Washington State House Democrats

HOUSE DEMOCRATS

The great equalizer, but some are more equal than others

 “Education then, beyond all other devices of human origin, is the great equalizer of the conditions of men, the balance-wheel of the social machinery.”  –Education reformer Horace Mann

“A family’s resources and the doors they open cast a long shadow over children’s life trajectories.”  –Sociologist Karl Alexander

Former Gov. Gary Locke made Horace Mann’s famous pronouncement almost a catch-phrase during his two terms in office, and there’s no denying the impact that a good education can have on the arc of a person’s life. The authors of the Washington state constitution took this idea as a given, and their “paramount duty” language ultimately led to the McCleary decision that currently dominates headlines, and legislative conversations.

Now, the results of a 25-year study led by sociologist Karl Alexander at Johns Hopkins University underscore the importance of education, but they also remind us of some disturbing truths as well: Race, gender, and economic class can matter – greatly.

The researchers followed several hundred children in Baltimore during the course of the study, and quoting from the university’s blog, “. . . discovered that their fates were substantially determined by the family they were born into.” Without many exceptions, children from low-income families became low-income adults, and their higher-income counterparts remained in their economic cohort.

All other things being equal, which they aren’t, the key to escaping poverty is education, and the study confirmed that a child’s attitude toward and ability to succeed in school is formed early in life. House Democrats have long known this, and it’s a rare session that doesn’t include significant legislation aimed at bolstering early childhood education and helping families make the most of their children’s first few years.

Alexander’s research makes it depressingly clear that early interventions and a fully funded basic education system are not the panaceas one might hope for. Even among the subjects who dropped out of high school, white men were more than twice as likely to find jobs than black men. The same result showed up for women in the group.

As for economic class, quoting again from the Johns Hopkins blog, “Of the children from low-income families, only 4 percent had a college degree at age 28, compared to 45 percent of the children from higher-income backgrounds.”

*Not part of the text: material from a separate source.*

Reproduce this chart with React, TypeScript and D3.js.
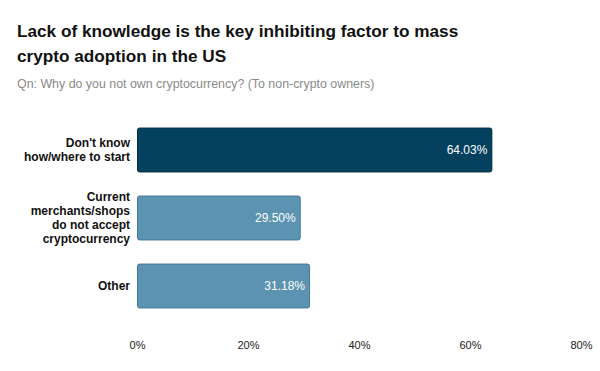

This study, like so many others, illustrates the profound fallacy of the “fund-education-first” bumper-sticker talking point beloved by so many who don’t actually have the job of writing responsible budgets: Schools are vital, but they don’t exist in a vacuum. Social programs matter. So do job training, mental health, worker safety, economic fairness, family planning, and the entire social safety net.

Horace Mann was right, of course. But that social balance wheel he mentioned — that’s one complicated wheel.